**Data provided:**
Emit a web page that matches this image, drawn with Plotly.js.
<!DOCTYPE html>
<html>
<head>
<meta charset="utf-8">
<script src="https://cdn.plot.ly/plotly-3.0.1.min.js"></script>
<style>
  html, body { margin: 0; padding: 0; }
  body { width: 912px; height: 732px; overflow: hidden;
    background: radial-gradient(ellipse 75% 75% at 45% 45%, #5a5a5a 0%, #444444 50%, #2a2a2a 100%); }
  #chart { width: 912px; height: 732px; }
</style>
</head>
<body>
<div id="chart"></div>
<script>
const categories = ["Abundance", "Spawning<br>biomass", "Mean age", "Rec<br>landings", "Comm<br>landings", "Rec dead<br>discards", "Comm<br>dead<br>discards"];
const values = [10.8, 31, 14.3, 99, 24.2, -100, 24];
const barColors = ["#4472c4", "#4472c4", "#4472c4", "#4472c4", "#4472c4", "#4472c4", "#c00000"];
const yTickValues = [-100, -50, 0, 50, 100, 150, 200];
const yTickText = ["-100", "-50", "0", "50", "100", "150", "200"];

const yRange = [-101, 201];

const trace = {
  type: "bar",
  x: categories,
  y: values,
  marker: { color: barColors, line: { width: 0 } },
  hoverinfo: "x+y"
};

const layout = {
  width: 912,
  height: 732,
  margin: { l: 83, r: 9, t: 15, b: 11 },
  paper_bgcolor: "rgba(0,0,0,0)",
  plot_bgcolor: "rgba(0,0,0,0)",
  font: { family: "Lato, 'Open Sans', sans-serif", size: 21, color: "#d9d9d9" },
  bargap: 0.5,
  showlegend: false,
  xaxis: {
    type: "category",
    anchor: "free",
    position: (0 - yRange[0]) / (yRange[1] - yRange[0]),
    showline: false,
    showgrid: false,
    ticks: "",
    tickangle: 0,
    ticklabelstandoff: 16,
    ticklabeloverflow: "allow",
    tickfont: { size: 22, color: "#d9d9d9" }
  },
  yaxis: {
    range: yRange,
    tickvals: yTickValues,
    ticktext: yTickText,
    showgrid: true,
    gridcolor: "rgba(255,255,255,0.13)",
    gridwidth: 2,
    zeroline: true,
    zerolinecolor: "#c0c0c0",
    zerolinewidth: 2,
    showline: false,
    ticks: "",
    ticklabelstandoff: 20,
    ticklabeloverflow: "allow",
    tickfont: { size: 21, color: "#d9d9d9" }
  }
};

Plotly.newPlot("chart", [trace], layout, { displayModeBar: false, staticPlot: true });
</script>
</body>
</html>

**Job:**
Restate the listing in full, word for word.

**Problem solution:**
Emit a web page that matches this image, drawn with Plotly.js.
<!DOCTYPE html>
<html>
<head>
<meta charset="utf-8">
<script src="https://cdn.plot.ly/plotly-3.0.1.min.js"></script>
<style>
  html, body { margin: 0; padding: 0; }
  body { width: 912px; height: 732px; overflow: hidden;
    background: radial-gradient(ellipse 75% 75% at 45% 45%, #5a5a5a 0%, #444444 50%, #2a2a2a 100%); }
  #chart { width: 912px; height: 732px; }
</style>
</head>
<body>
<div id="chart"></div>
<script>
const categories = ["Abundance", "Spawning<br>biomass", "Mean age", "Rec<br>landings", "Comm<br>landings", "Rec dead<br>discards", "Comm<br>dead<br>discards"];
const values = [10.8, 31, 14.3, 99, 24.2, -100, 24];
const barColors = ["#4472c4", "#4472c4", "#4472c4", "#4472c4", "#4472c4", "#4472c4", "#c00000"];
const yTickValues = [-100, -50, 0, 50, 100, 150, 200];
const yTickText = ["-100", "-50", "0", "50", "100", "150", "200"];

const yRange = [-101, 201];

const trace = {
  type: "bar",
  x: categories,
  y: values,
  marker: { color: barColors, line: { width: 0 } },
  hoverinfo: "x+y"
};

const layout = {
  width: 912,
  height: 732,
  margin: { l: 83, r: 9, t: 15, b: 11 },
  paper_bgcolor: "rgba(0,0,0,0)",
  plot_bgcolor: "rgba(0,0,0,0)",
  font: { family: "Lato, 'Open Sans', sans-serif", size: 21, color: "#d9d9d9" },
  bargap: 0.5,
  showlegend: false,
  xaxis: {
    type: "category",
    anchor: "free",
    position: (0 - yRange[0]) / (yRange[1] - yRange[0]),
    showline: false,
    showgrid: false,
    ticks: "",
    tickangle: 0,
    ticklabelstandoff: 16,
    ticklabeloverflow: "allow",
    tickfont: { size: 22, color: "#d9d9d9" }
  },
  yaxis: {
    range: yRange,
    tickvals: yTickValues,
    ticktext: yTickText,
    showgrid: true,
    gridcolor: "rgba(255,255,255,0.13)",
    gridwidth: 2,
    zeroline: true,
    zerolinecolor: "#c0c0c0",
    zerolinewidth: 2,
    showline: false,
    ticks: "",
    ticklabelstandoff: 20,
    ticklabeloverflow: "allow",
    tickfont: { size: 21, color: "#d9d9d9" }
  }
};

Plotly.newPlot("chart", [trace], layout, { displayModeBar: false, staticPlot: true });
</script>
</body>
</html>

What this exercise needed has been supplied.